According to Minter, there is no way these two factual findings can be reconciled. We do not agree. We think it is plain that the District Court was saying that Minter had satisfied her burden of persuasion as to her job performance sufficiently to shift the burden of producing evidence to the school board. In other words, if the school board had failed to produce evidence of any non-discriminatory reasons, Minter would have prevailed. The District Court's language strengthens this reading:

Arguably, the question of whether the deficits incurred by Ms. Minter were in dereliction of her duty is one which, if answered affirmatively, would preclude further investigation of plaintiff's Title VII claim. However, because of Mr. Zachary's testimony that Ms. Minter capably executed her duties until he was pressured to fire her, the Court is satisfied that the second prong of the Becton test has been met. The plaintiff's burden in establishing a prima facie case in Title VII cases is not a heavy one and the proof need not be conclusive. All plaintiff needs to establish is an inference of discrimination. Plaintiff has done so.

Joint Appendix at 27 (citations omitted).

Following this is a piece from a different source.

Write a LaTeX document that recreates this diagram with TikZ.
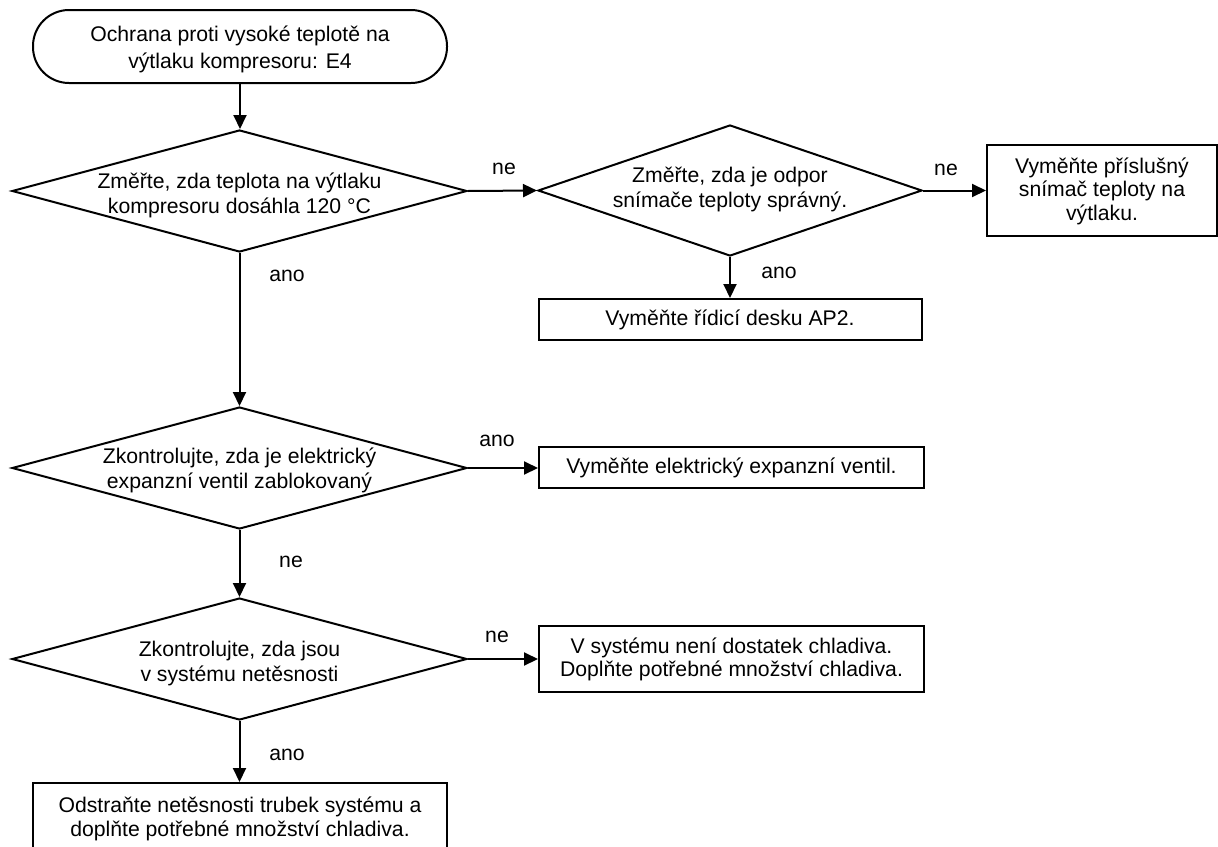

The school board did produce evidence, and the District Court believed that evidence. There is no "irreconcilable conflict" that requires invalidation of the judgment.

The seeming "conflict" in the District Court's findings may stem from the incongruity of explaining at the end of the case the application of the three-stage burden allocation procedure derived from McDonnell Douglas Corp. v. Green, 411 U.S. 792 (1973). That procedure seems to require a temporal dimension: first the plaintiff must establish a prima facie case; then the defendant bears the burden of producing evidence of a non-discriminatory motive, and then the plaintiff must show that the defendant's explanation is not true. In a trial, however, the logical order of these stages need not be followed chronologically. For example, the testimony of the plaintiff's first witness may be partially directed at rebutting the anticipated defense; the cross-examination of that witness may be aimed at establishing that defense. When, after all the evidence has been presented, the trial judge decides first that the plaintiff has established a prima facie case, this need not mean that the plaintiff completed this step before any other evidence was heard. It does mean that the trial judge believes he or she cannot decide the case without taking into consideration the defendant's evidence. That is what the District Court did here.

We believe the District Court applied the correct legal principles and considered all relevant evidence. The judgment is affirmed.